>> start MATERIAL

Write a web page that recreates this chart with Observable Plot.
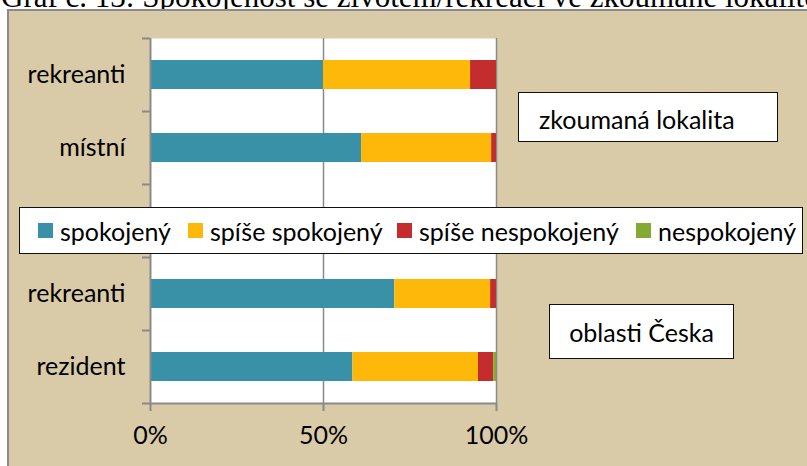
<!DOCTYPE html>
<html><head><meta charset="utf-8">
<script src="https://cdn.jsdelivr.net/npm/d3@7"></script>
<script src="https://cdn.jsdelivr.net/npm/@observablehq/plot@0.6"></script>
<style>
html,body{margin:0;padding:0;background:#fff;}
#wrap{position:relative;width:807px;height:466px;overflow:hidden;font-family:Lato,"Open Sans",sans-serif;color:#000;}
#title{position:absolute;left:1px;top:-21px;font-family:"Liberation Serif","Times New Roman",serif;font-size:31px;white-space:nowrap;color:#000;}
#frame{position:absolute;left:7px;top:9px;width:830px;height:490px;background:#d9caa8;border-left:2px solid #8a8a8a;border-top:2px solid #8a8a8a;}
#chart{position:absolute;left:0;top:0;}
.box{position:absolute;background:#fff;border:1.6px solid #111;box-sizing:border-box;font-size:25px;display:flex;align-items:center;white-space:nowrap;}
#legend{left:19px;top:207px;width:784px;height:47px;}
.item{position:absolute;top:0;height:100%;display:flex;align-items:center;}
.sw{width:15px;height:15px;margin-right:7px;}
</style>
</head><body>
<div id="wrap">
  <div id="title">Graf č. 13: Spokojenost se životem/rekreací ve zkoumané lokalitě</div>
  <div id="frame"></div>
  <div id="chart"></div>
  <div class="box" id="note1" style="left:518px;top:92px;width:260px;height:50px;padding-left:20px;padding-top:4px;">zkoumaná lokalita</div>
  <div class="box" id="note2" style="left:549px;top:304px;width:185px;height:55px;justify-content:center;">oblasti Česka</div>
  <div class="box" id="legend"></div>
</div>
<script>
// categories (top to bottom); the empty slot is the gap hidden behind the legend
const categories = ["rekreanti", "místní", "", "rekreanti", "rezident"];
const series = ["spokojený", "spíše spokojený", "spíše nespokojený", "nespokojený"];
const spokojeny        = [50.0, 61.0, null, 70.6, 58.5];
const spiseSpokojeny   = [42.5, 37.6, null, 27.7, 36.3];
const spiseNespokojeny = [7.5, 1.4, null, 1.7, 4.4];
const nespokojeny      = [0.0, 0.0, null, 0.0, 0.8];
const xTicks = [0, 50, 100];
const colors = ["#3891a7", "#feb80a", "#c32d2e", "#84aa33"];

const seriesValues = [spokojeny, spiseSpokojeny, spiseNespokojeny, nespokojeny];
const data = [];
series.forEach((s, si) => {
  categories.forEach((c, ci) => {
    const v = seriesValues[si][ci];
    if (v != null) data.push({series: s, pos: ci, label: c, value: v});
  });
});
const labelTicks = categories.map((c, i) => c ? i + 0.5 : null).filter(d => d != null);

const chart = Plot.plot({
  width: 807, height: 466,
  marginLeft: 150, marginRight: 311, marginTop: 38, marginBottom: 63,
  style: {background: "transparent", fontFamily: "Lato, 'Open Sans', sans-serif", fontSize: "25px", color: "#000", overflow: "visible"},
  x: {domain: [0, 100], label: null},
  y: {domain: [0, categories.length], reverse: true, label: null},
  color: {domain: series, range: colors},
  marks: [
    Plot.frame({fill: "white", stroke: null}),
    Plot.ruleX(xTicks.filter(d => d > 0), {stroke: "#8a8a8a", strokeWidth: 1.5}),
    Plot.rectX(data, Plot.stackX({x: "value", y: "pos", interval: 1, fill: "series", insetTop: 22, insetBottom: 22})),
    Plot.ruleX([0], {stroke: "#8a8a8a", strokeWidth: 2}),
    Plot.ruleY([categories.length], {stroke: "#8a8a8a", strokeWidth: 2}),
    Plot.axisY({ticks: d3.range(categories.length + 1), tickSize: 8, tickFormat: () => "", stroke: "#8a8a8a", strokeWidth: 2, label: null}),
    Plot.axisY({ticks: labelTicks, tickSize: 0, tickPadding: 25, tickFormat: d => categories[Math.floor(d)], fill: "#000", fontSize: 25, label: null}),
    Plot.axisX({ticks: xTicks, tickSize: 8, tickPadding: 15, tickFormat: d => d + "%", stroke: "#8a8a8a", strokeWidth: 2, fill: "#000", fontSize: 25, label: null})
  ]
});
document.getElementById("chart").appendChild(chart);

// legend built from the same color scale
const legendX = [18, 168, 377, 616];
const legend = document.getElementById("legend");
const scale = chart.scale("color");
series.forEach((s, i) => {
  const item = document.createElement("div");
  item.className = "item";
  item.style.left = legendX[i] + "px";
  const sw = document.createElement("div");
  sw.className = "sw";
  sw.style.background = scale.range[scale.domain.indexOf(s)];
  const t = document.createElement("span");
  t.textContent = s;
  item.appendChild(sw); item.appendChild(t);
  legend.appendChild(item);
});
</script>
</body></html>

>> end MATERIAL

WHAT THE EXERCISE ASKS >> Each line holding "chart" must be found and copied.

TASK OUTPUT >>
Write a web page that recreates this chart with Observable Plot.
#chart{position:absolute;left:0;top:0;}
  <div id="chart"></div>
const chart = Plot.plot({
document.getElementById("chart").appendChild(chart);
const scale = chart.scale("color");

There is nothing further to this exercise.